If you stopped reading after that section, you might have missed something intriguing from Ed Hyman's ISI Group (via Abelson) on upcoming bank regulations:

"We got to musing on the extraordinary deliberateness ... while reading a recent "policy report" put out by Ed Hyman's ISI Group. [Bank regulators] who, as it happens, months ago were to issue new regulations to curb the abuses of such mortgage exotica as option ARMs and interest-only loans.

Which bears on our conviction that Mr. Bernanke is wrong on how severe the housing skid is apt to prove and is wrong as well on his relatively benign expectation for its impact on the economy. The folks at ISI say that, despite its tardiness, the new, more stringent rules, chances are, will be issued by the end of the summer. And when they finally see the light of day, contrary to the conventional wisdom on the Street, they'll have an impact, and a substantial one.

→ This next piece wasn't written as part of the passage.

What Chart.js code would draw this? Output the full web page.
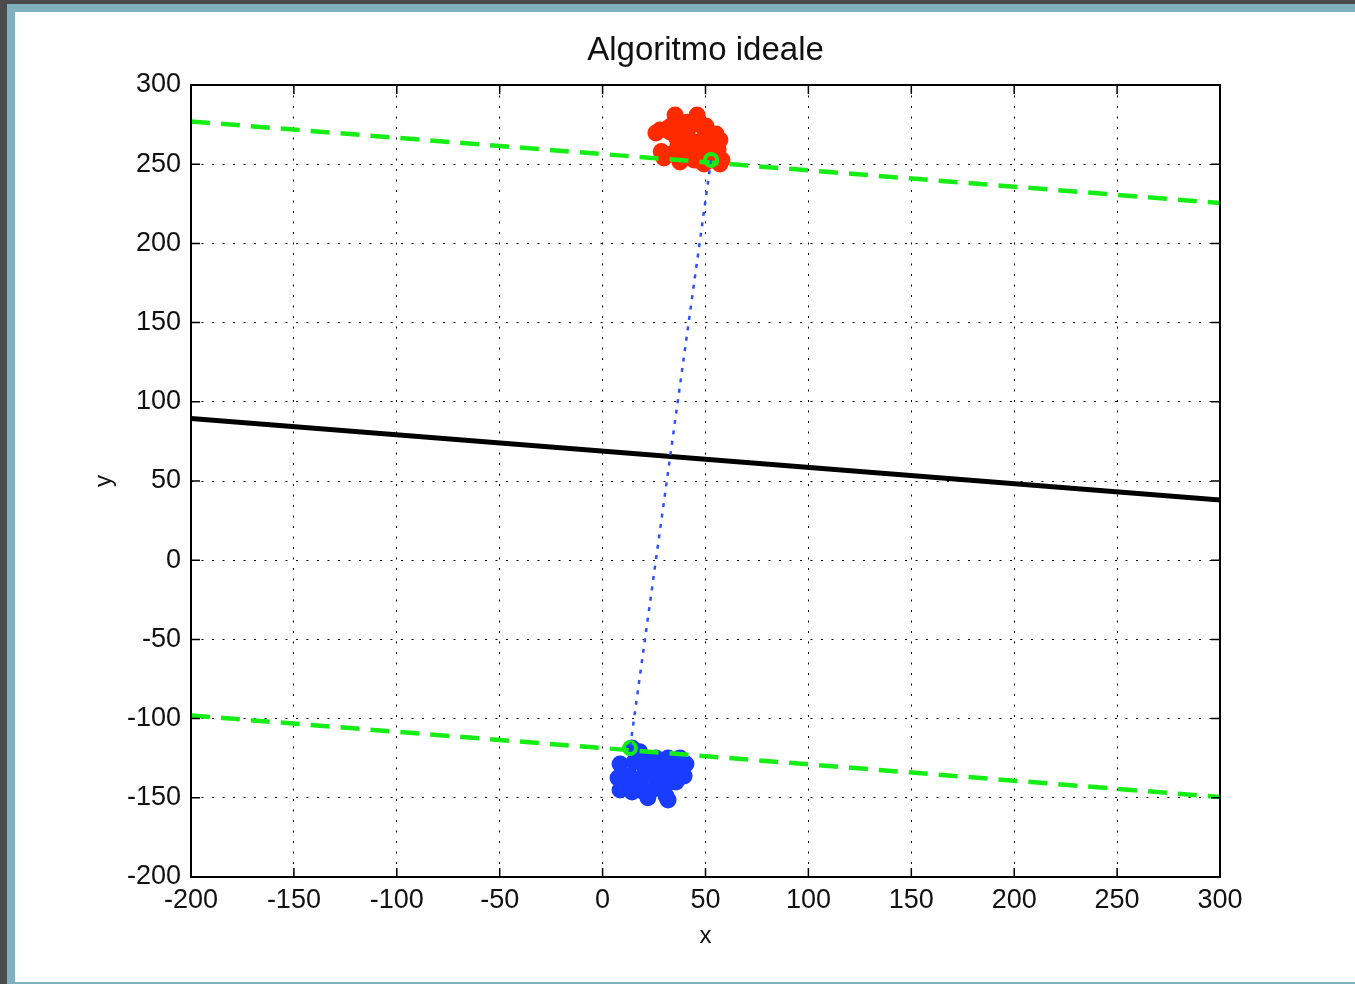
<!DOCTYPE html>
<html><head><meta charset="utf-8">
<script src="https://cdn.jsdelivr.net/npm/chart.js@4.4.0/dist/chart.umd.min.js"></script>
<style>
html,body{margin:0;padding:0;width:1355px;height:984px;overflow:hidden;background:#4b4b4b;}
#f1{position:absolute;left:7px;top:4px;width:1348px;height:980px;background:#80b1bf;}
#f2{position:absolute;left:15px;top:12px;width:1340px;height:970px;background:#fff;}
#wrap{position:absolute;left:0;top:0;width:1355px;height:984px;}
</style></head><body>
<div id="f1"></div><div id="f2"></div>
<div id="wrap"><canvas id="c" width="1355" height="984"></canvas></div>
<script>
const titleText = 'Algoritmo ideale';
const xLabel = 'x';
const yLabel = 'y';
const xTicks = [-200,-150,-100,-50,0,50,100,150,200,250,300];
const yTicks = [-200,-150,-100,-50,0,50,100,150,200,250,300];

const redX = [35.2,45.9,36.6,45.4,41.0,27.9,25.9,32.7,31.0,50.2,55.1,57.0,51.2,46.4,41.5,36.6,33.7,29.8,39.6,45.4,51.2,56.1,37.6,44.4,53.2,58.0,49.3,57.0,41.0,50.0,40.0,46.0,36.0,52.0,28.5,33.0];
const redY = [281.1,281.1,275.4,275.4,269.7,271.6,269.7,270.3,272.0,274.1,269.1,265.3,265.3,264.0,264.0,261.5,256.4,253.9,255.2,257.7,257.7,259.0,251.4,252.7,252.7,252.7,250.1,250.1,276.5,270.0,258.5,252.5,266.5,262.0,258.0,274.0];

const blueX = [14.3,8.5,7.5,8.5,14.3,20.1,13.3,15.3,20.1,20.6,25.9,31.8,37.6,40.5,39.6,35.7,29.8,27.9,30.8,31.8,24.0,18.2,26.0,34.0,25.0,12.0,18.0,33.0,22.0];
const blueY = [-118.6,-128.7,-137.5,-145.1,-146.3,-146.3,-136.2,-127.4,-126.1,-133.7,-124.9,-124.9,-124.9,-128.7,-136.2,-140.0,-132.4,-141.3,-148.9,-151.4,-145.1,-140.0,-138.0,-133.0,-130.0,-142.0,-121.0,-140.0,-150.0];

const lineX = [-200, 300];
const hyperY = [89.5, 38];
const upperY = [277, 225.5];
const lowerY = [-98, -149.5];

const svX = [52.7, 13.3];
const svY = [252.7, -118.6];

const pts = (xs, ys) => xs.map((v, i) => ({x: v, y: ys[i]}));

const boxPlugin = {
  id: 'box',
  afterDraw(chart) {
    const {ctx, chartArea: a, scales: {x, y}} = chart;
    ctx.save();
    ctx.strokeStyle = '#000';
    ctx.lineWidth = 1.5;
    ctx.beginPath();
    xTicks.forEach(v => {
      const p = x.getPixelForValue(v);
      ctx.moveTo(p, a.bottom); ctx.lineTo(p, a.bottom - 9);
      ctx.moveTo(p, a.top); ctx.lineTo(p, a.top + 9);
    });
    yTicks.forEach(v => {
      const p = y.getPixelForValue(v);
      ctx.moveTo(a.left, p); ctx.lineTo(a.left + 9, p);
      ctx.moveTo(a.right, p); ctx.lineTo(a.right - 9, p);
    });
    ctx.stroke();
    ctx.lineWidth = 2;
    ctx.strokeRect(a.left, a.top, a.right - a.left, a.bottom - a.top);
    ctx.restore();
  }
};

const green = '#14ee14';
const fontFam = '"Liberation Sans", Arial, sans-serif';

new Chart(document.getElementById('c'), {
  type: 'scatter',
  data: {
    datasets: [
      {label: 'red', data: pts(redX, redY), backgroundColor: '#ff2a00', borderWidth: 0, pointRadius: 8.5, order: 10},
      {label: 'blue', data: pts(blueX, blueY), backgroundColor: '#1a3cff', borderWidth: 0, pointRadius: 8.5, order: 10},
      {label: 'hyper', type: 'line', data: pts(lineX, hyperY), borderColor: '#000', borderWidth: 5, pointRadius: 0, order: 4},
      {label: 'upper', type: 'line', data: pts(lineX, upperY), borderColor: green, borderWidth: 4.5, borderDash: [19, 11], pointRadius: 0, order: 5},
      {label: 'lower', type: 'line', data: pts(lineX, lowerY), borderColor: green, borderWidth: 4.5, borderDash: [19, 11], pointRadius: 0, order: 5},
      {label: 'sv', data: pts(svX, svY), backgroundColor: 'rgba(0,0,0,0)', borderColor: green, borderWidth: 4, pointRadius: 6, order: 3},
      {label: 'link', type: 'line', data: pts(svX, svY), borderColor: '#2d50ff', borderWidth: 2.5, borderDash: [4, 6.5], pointRadius: 0, order: 2}
    ]
  },
  options: {
    responsive: false,
    animation: false,
    events: [],
    layout: {padding: {left: 0, right: 135, top: 0, bottom: 0}},
    plugins: {
      legend: {display: false},
      tooltip: {enabled: false},
      title: {
        display: true, text: titleText, fullSize: false, color: '#111',
        font: {family: fontFam, size: 33, weight: 'normal'},
        padding: {top: 31, bottom: 14.4}
      }
    },
    scales: {
      x: {
        type: 'linear', min: -200, max: 300,
        afterBuildTicks: s => { s.ticks = xTicks.map(v => ({value: v})); },
        afterFit: s => { s.height = 107; },
        grid: {color: '#000', lineWidth: 1, drawTicks: false},
        border: {display: false, dash: [2, 8.5]},
        ticks: {color: '#111', padding: 7, maxRotation: 0, autoSkip: false, font: {family: fontFam, size: 27}},
        title: {display: true, text: xLabel, color: '#111', font: {family: fontFam, size: 24}, padding: {top: 0, bottom: 33}}
      },
      y: {
        type: 'linear', min: -200, max: 300,
        afterBuildTicks: s => { s.ticks = yTicks.map(v => ({value: v})); },
        afterFit: s => { s.width = 191; },
        grid: {color: '#000', lineWidth: 1, drawTicks: false},
        border: {display: false, dash: [2, 8.5]},
        ticks: {color: '#111', padding: 10, autoSkip: false, font: {family: fontFam, size: 27}},
        title: {display: true, text: yLabel, color: '#111', font: {family: fontFam, size: 24}, padding: {top: 90, bottom: 0}}
      }
    }
  },
  plugins: [boxPlugin]
});
</script>
</body></html>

And that impact will consist of cutting already shaky demand for housing and putting further pressure on home prices.

That prediction, the authors of the report assert, is based not on idle speculation, but rather on conversations with the regulators. The latter believe that "many financial institutions will have to change their underwriting standards significantly to comply with the new rules." Alas, ISI doesn't tell us exactly what has held up issuance of the regulations. Maybe it's nothing more sinister than typical bureaucratic lag. (We'd prefer, of course, to think it was something more sinister.)

What could magnify the effects of the harsher rules is the very fact that investors seem fairly confident that the rules won't have much of an effect at all (those investors, that is, who are even aware that the regulations haven't been put to a peaceful rest in somebody's drawer).

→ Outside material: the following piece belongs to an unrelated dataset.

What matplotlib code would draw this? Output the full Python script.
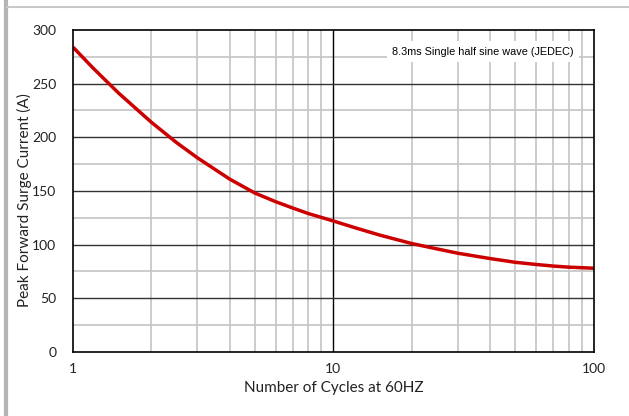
import matplotlib
matplotlib.use('Agg')
import matplotlib.pyplot as plt
from matplotlib.lines import Line2D
from matplotlib.ticker import FixedLocator, NullFormatter

# values
cycles = [1, 1.2, 1.5, 2, 2.5, 3, 4, 5, 6, 7, 8, 10, 12, 15, 20, 25, 30, 40, 50, 60, 70, 80, 100]
current = [284, 264, 241, 214, 195, 181, 161, 148, 140, 134, 129, 122, 116, 109, 101, 96, 92, 87, 83.5, 81.5, 80, 79, 78]
x_ticks = [1, 10, 100]
x_tick_labels = ['1', '10', '100']
y_ticks = [0, 50, 100, 150, 200, 250, 300]
note = '8.3ms Single half sine wave (JEDEC)'

plt.rcParams['font.family'] = ['Lato', 'DejaVu Sans']

fig = plt.figure(figsize=(6.29, 4.16), dpi=100)
ax = fig.add_axes([0.116, 0.154, 0.828, 0.774])

# page decoration: gray frame on left and top
fig.add_artist(Line2D([0.009, 0.009], [0, 1], transform=fig.transFigure, color='#b4b4b4', lw=3))
fig.add_artist(Line2D([0.011, 1], [0.983, 0.983], transform=fig.transFigure, color='#c8c8c8', lw=1.5))

ax.set_xscale('log')
ax.set_xlim(1, 100)
ax.set_ylim(0, 300)

# grid
minor_x = [m * d for d in (1, 10) for m in range(2, 10)]
for x in minor_x:
    ax.axvline(x, color='#c8c8c8', lw=1.3, zorder=1)
ax.axvline(10, color='black', lw=1.0, zorder=2)
for y in range(25, 300, 50):
    ax.axhline(y, color='#c8c8c8', lw=1.3, zorder=1)
for y in range(50, 300, 50):
    ax.axhline(y, color='#333333', lw=1.0, zorder=2)

ax.plot(cycles, current, color='#cc0000', lw=2.5, zorder=4, solid_capstyle='butt')

ax.text(0.787, 0.932, note, transform=ax.transAxes, fontsize=7.8,
        family=['Liberation Sans Narrow', 'Liberation Sans'], ha='center', va='center',
        bbox=dict(facecolor='white', edgecolor='none', pad=4), zorder=3)

ax.xaxis.set_major_locator(FixedLocator(x_ticks))
ax.set_xticklabels(x_tick_labels)
ax.xaxis.set_minor_formatter(NullFormatter())
ax.set_yticks(y_ticks)
ax.tick_params(length=0, labelsize=10, colors='#222222', pad=8)
ax.tick_params(axis='x', which='minor', length=0)
ax.tick_params(axis='y', pad=12)
for s in ax.spines.values():
    s.set_color('black')
    s.set_linewidth(1.2)
    s.set_zorder(5)

ax.set_xlabel('Number of Cycles at 60HZ', fontsize=11, color='#222222', labelpad=4)
ax.set_ylabel('Peak Forward Surge Current (A)', fontsize=11, color='#222222')
ax.yaxis.set_label_coords(-0.078, 0.472)

fig.savefig('out.png', dpi=100)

The rules, ISI explains, focus on three issues: underwriting standards, portfolio management and consumer disclosure.

The first is easily the most important and holds the potential to do the most damage to housing.

What the regulators are aiming at, pure and simple, says ISI, is to discourage banks from layering risks by writing option ARMs and IO loans to borrowers with high loan-to-value, high debt-to-income and low credit scores. In other words, from piling dubious debt on impecunious or unreliable borrowers.

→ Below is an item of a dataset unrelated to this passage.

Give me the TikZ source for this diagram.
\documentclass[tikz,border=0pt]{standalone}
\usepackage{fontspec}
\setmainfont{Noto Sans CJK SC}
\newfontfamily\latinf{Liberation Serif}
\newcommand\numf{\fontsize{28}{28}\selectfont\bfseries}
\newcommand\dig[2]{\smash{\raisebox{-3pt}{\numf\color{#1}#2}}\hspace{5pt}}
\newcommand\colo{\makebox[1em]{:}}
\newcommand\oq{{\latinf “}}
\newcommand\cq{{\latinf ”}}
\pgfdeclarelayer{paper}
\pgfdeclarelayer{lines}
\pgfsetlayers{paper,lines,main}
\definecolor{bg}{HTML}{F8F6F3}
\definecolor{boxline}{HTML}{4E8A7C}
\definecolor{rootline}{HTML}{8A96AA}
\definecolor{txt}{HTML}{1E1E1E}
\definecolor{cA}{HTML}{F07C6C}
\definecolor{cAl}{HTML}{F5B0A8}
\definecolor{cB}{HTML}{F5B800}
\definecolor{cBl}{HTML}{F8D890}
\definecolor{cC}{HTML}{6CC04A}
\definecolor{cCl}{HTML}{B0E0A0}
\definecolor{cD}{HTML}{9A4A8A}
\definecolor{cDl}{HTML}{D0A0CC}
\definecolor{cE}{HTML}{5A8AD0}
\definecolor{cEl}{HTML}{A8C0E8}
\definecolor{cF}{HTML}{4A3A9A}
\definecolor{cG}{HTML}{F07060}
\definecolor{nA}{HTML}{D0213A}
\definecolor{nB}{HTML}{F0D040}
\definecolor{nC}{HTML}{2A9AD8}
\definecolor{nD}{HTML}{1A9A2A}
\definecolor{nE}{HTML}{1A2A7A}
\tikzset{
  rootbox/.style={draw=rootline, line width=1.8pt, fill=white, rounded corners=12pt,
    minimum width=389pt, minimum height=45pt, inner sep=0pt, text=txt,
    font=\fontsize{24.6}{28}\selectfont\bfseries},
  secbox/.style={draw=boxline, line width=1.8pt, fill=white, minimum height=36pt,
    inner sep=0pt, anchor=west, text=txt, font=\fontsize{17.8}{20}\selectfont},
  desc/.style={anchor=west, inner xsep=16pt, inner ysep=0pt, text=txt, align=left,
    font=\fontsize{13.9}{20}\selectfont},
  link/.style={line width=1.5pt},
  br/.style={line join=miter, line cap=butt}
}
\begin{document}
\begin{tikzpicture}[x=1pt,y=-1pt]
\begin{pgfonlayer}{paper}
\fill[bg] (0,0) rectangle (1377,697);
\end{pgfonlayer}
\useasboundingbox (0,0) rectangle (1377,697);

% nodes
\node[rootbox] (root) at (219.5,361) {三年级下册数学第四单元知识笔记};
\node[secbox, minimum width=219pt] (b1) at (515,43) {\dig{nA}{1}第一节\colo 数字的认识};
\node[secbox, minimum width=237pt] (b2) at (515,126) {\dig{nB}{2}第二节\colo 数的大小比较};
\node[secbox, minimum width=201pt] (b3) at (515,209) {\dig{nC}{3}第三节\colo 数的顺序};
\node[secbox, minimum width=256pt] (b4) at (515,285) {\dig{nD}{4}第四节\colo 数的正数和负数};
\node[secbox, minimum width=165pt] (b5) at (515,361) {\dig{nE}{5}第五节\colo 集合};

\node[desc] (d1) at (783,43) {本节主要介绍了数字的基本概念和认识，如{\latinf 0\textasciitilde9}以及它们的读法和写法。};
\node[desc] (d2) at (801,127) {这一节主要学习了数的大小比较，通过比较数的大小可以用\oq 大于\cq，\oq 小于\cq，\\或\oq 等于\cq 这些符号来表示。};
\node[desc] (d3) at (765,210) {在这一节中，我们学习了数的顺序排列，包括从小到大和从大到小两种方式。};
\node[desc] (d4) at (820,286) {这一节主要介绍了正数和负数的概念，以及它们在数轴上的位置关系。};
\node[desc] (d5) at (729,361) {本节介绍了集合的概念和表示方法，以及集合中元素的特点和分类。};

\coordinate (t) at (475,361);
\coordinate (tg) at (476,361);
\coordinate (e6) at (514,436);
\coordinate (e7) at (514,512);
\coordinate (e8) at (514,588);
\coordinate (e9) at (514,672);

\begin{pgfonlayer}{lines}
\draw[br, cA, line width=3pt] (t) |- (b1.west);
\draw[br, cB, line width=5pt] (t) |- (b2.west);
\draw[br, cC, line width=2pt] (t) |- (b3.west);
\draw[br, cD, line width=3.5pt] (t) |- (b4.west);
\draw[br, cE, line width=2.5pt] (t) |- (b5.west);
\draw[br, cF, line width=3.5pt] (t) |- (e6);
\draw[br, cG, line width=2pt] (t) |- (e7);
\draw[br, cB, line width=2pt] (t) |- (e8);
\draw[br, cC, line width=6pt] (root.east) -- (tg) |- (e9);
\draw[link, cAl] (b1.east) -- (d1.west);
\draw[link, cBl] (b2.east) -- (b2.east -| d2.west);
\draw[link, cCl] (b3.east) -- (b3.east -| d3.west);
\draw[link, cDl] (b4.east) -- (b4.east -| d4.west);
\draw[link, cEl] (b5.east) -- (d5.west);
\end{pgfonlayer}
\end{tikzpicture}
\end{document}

On that score, the regulations would also require banks when peddling "nontraditional mortgage products" to make some reasonable effort to determine whether the wannabe borrower will ever be able to repay the loan. Now, the notion that banks are supposed to worry about getting their money back strikes us as almost un-American." (emphasis added).

That's a pretty straight forward, factual approach. It wouldn't be an Abelson column if its wasn't rich with snark and dripping with sarcasm:

"It also strikes us that the regulatory timing is truly exquisite. For had the rules been issued on schedule, as last year was calling it quits, when housing was still aboil and home builders were reporting strong earnings, they might not have been all that much of a big deal as an investment depressant. Come the end of the summer, though, with housing likely awash in bad news and the economy listing, it could be another, much uglier story."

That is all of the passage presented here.